It’s been a month since you died. I haven’t written until now because losing you has been such a powerful and profound experience for me. Maybe people who haven’t been as lucky as I have, who’ve experienced more losses in their lives, maybe they would be better at this than I am. Maybe they could write this without the tears. And yet, even though I feel like I’ve done a tremendous amount of healing in this month of mourning, I have been also feeling like there’s more stuck inside me that I need to get out. So I don’t know if I’ll even publish this or if anyone will care enough to read it, but I gotta do it. So I write and I cry.
At first it was the shock. How could our strong, beautiful, young dog be gone so quickly? Sick for a few short days, and then dead. Fucking dead. What?
We brought your body home from the vet, wrapped up in a blanket in the back of the car. God, you were still warm. I let Jack sniff you so he’d understand. He didn’t. Wouldn’t follow me away from the car. So I let him see you again, and then he did.
The next morning we picked a spot on the mountain for you and I carried you to it. You were so heavy but I needed to do that for some reason. We laid you there with your favourite red ball. Sometimes that ball seemed to be the only thing in the world that mattered more to you than I did.
And so you were buried.
I kept thinking: how do parents survive a loss of their child? If this is what it feels like to lose your dog, I could never survive that.
Then, it was guilt and blame. Did we miss the signs? Could we have prevented this? What if, what if, what if. Still.
I was thankful that we had Jack to cuddle but more importantly to force us back to the forest and the beach. We each had a good howl with him 2 days after you died. Cathartic acts for all of us.
Next came the existential thoughts. Life is so short. What is the purpose of my life?

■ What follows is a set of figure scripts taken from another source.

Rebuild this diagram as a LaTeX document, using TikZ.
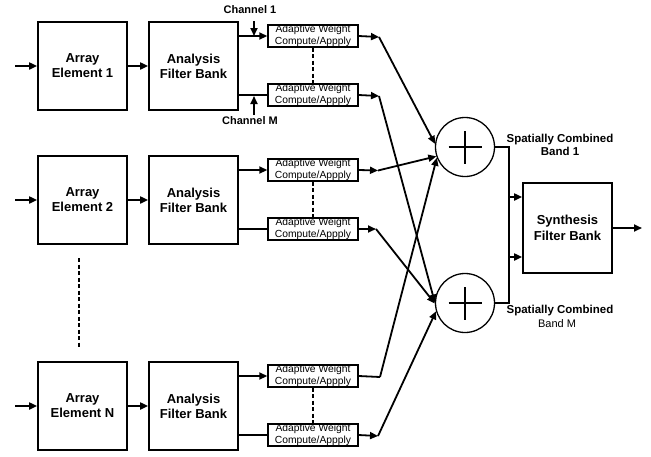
\documentclass[tikz,border=0pt]{standalone}
\usepackage{fontspec}
\setmainfont{Liberation Sans}
\usetikzlibrary{arrows.meta}
\begin{document}
\begin{tikzpicture}[x=1pt,y=-1pt,
  bigbox/.style={draw, line width=1.7pt, minimum width=89pt, minimum height=88pt, inner sep=0pt, align=center, font=\fontsize{13}{15}\selectfont\bfseries},
  awbox/.style={draw, line width=1.4pt, minimum width=90pt, minimum height=22pt, inner sep=0pt, align=center, font=\fontsize{10.3}{11.5}\selectfont},
  sumnode/.style={draw, circle, line width=1.3pt, minimum size=59pt, inner sep=0pt},
  conn/.style={line width=1.8pt},
  arr/.style={conn, -{Triangle[length=8pt,width=7pt]}},
  dashline/.style={line width=1.6pt, dash pattern=on 4pt off 2.5pt},
  lab/.style={font=\fontsize{11}{12}\selectfont\bfseries, inner sep=0pt, align=center}]
\useasboundingbox (0,0) rectangle (651,456);

\foreach \r/\dy/\el in {1/0/1, 2/134/2, 3/340/N} {
  \node[bigbox] (ae\r) at (82.5,66+\dy) {Array\\Element \el};
  \node[bigbox] (fb\r) at (193.5,66+\dy) {Analysis\\Filter Bank};
  \node[awbox] (aw\r1) at (313,36+\dy) {Adaptive Weight\\Compute/Appply};
  \node[awbox] (aw\r2) at (313,95+\dy) {Adaptive Weight\\Compute/Appply};
  \coordinate (in\r) at (15,66+\dy);
  \draw[arr] (in\r) -- (ae\r.west);
  \draw[arr] (ae\r.east) -- (fb\r.west);
  \draw[arr] (aw\r1.west -| fb\r.east) -- (aw\r1.west);
  \draw[conn] (aw\r2.west -| fb\r.east) -- (aw\r2.west);
  \draw[dashline] (aw\r1.south) -- (aw\r2.north);
}

% channel labels
\node[lab] (ch1) at (250,10) {Channel 1};
\node[lab] (chm) at (250,121) {Channel M};
\coordinate (ch1a) at (254,21);
\coordinate (ch1b) at (254,36);
\coordinate (chma) at (254,115);
\coordinate (chmb) at (254,96);
\draw[arr] (ch1a) -- (ch1b);
\draw[arr] (chma) -- (chmb);

% dashed between array elements
\coordinate (d1) at (79,258);
\coordinate (d2) at (79,348);
\draw[dashline] (d1) -- (d2);

% summing nodes
\node[sumnode] (c1) at (465,147) {};
\node[sumnode] (c2) at (465,303) {};
\foreach \c in {c1,c2} {
  \draw[line width=1.3pt] ([xshift=-16.5pt]\c.center) -- ([xshift=16.5pt]\c.center);
  \draw[line width=1.3pt] ([yshift=-16.5pt]\c.center) -- ([yshift=16.5pt]\c.center);
}

% corners
\coordinate (k11) at (379,37);
\coordinate (k12) at (379,96);
\coordinate (k21) at (378,170.5);
\coordinate (k22) at (376,229);
\coordinate (k31) at (380,377);
\coordinate (k32) at (378,436);

\draw[arr] (aw11.east) -- (k11);
\draw[arr] (aw12.east) -- (k12);
\draw[arr] (aw21.east) -- (k21);
\draw[arr] (aw22.east) -- (k22);
\draw[conn] (aw31.east) -- (k31);
\draw[arr] (aw32.east) -- (k32);

\draw[arr] (k11) -- (c1.174);
\draw[arr] (k21) -- (c1.198);
\draw[arr] (k31) -- (c1.201);
\draw[arr] (k12) -- (c2.179);
\draw[arr] (k22) -- (c2.181);
\draw[arr] (k32) -- (c2.196);

% synthesis
\node[bigbox, minimum height=90pt, font=\fontsize{13}{16.5}\selectfont\bfseries] (sfb) at (567.5,228) {Synthesis\\Filter Bank};
\coordinate (s1) at (509,147);
\coordinate (s2) at (509,303);
\draw[arr] (c1.east) -- (s1) |- ([yshift=-29pt]sfb.west);
\draw[arr] (c2.east) -- (s2) |- ([yshift=31pt]sfb.west);
\coordinate (out) at (642,228);
\draw[arr] (sfb.east) -- (out);

% band labels
\node[lab, font=\fontsize{11.5}{13.5}\selectfont\bfseries] (b1) at (560,145) {Spatially Combined\\Band 1};
\node[lab, font=\fontsize{11.5}{13}\selectfont\bfseries] (bm1) at (560,311) {Spatially Combined};
\node[lab, font=\fontsize{11}{12}\selectfont] (bm2) at (557,324) {Band M};
\end{tikzpicture}
\end{document}
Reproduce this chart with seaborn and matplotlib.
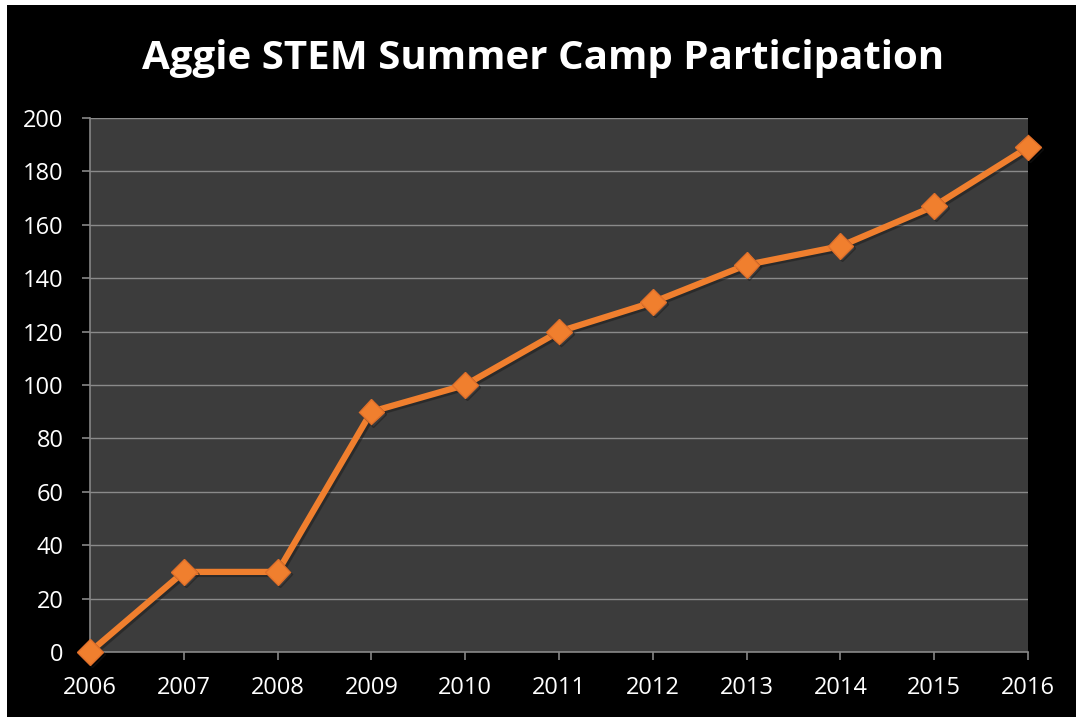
import matplotlib
matplotlib.use("Agg")
import matplotlib.pyplot as plt
import matplotlib.patheffects as pe
from matplotlib.patches import Rectangle
import seaborn as sns
import pandas as pd

years = [2006, 2007, 2008, 2009, 2010, 2011, 2012, 2013, 2014, 2015, 2016]
participants = [0, 30, 30, 90, 100, 120, 131, 145, 152, 167, 189]
y_ticks = [0, 20, 40, 60, 80, 100, 120, 140, 160, 180, 200]
title = "Aggie STEM Summer Camp Participation"

sns.set_theme(style="dark")
plt.rcParams["font.family"] = ["Open Sans", "DejaVu Sans"]

df = pd.DataFrame({"year": years, "count": participants})

fig = plt.figure(figsize=(10.76, 7.17), dpi=100, facecolor="white")
# black slide background with thin white strip at top / left
fig.patches.append(Rectangle((7 / 1076, -0.01), 1, 1.01 - 5 / 717, transform=fig.transFigure,
                             facecolor="black", edgecolor="none", zorder=-10))

ax = fig.add_axes([90 / 1076, 1 - 652 / 717, (1028 - 90) / 1076, (652 - 118) / 717])
ax.set_facecolor("#3c3c3c")

sns.lineplot(data=df, x="year", y="count", ax=ax, color="#f07f2e", linewidth=4.5,
             marker="D", markersize=13, markeredgecolor="#e0702a", markeredgewidth=1,
             path_effects=[pe.SimpleLineShadow(offset=(1.5, -1.5), alpha=0.5), pe.Normal()],
             zorder=5, clip_on=False)

ax.set_xlim(2006, 2016)
ax.set_ylim(0, 200)
ax.set_xticks(years)
ax.set_xticklabels([str(y) for y in years])
ax.set_yticks(y_ticks)
ax.set_xlabel("")
ax.set_ylabel("")

ax.grid(axis="y", color="#8a8a8a", linewidth=1)
ax.grid(axis="x", visible=False)

for side in ["top", "right"]:
    ax.spines[side].set_visible(False)
for side in ["left", "bottom"]:
    ax.spines[side].set_visible(True)
    ax.spines[side].set_color("#868686")
    ax.spines[side].set_linewidth(1.2)

ax.tick_params(axis="both", colors="#868686", labelcolor="white", labelsize=17,
               length=6, width=1.2, direction="out")
ax.tick_params(axis="x", bottom=True, pad=11)
ax.tick_params(axis="y", left=True, pad=13)

fig.text(0.505, 1 - 59 / 717, title, ha="center", va="center", color="white",
         fontsize=29, fontweight="bold")

fig.savefig("out.png", dpi=100, facecolor=fig.get_facecolor())
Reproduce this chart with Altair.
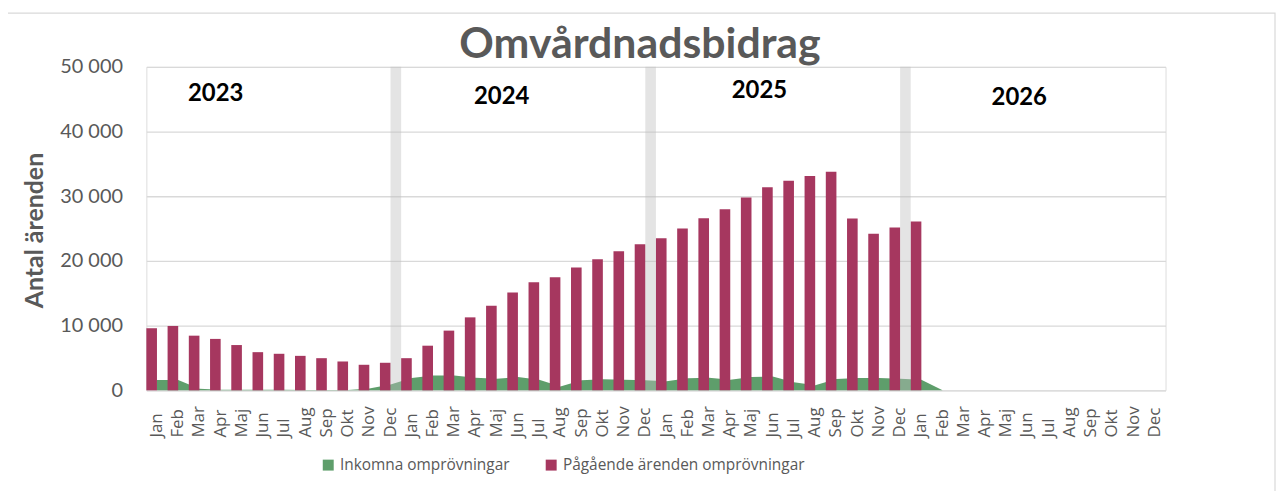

How much you tried to teach me. You whole-heartedly threw your self, body and soul into everything you did. There is only now. Time to run? Run like hell. Time to relax? Find the warmest spot and get yourself in the most comfortable position and let your jowls hang out. There is only now, and we should be doing something important like chasing balls or cuddling or enjoying whatever’s in the oven making those really good smells.
It was almost like you knew there was no time to waste. Life is so damn short! So I wondered: what am I doing that matters? What matters to me? Why do I procrastinate on this or that? How can I appreciate NOW and THIS more?
So I guess in writing this, I am trying to be more present to all the thoughts that have been milling around in my head. To acknowledge that even if I’m done crying every damn day, I still have some more tears to shed. I still miss you.
Thanks for the lessons and the memories.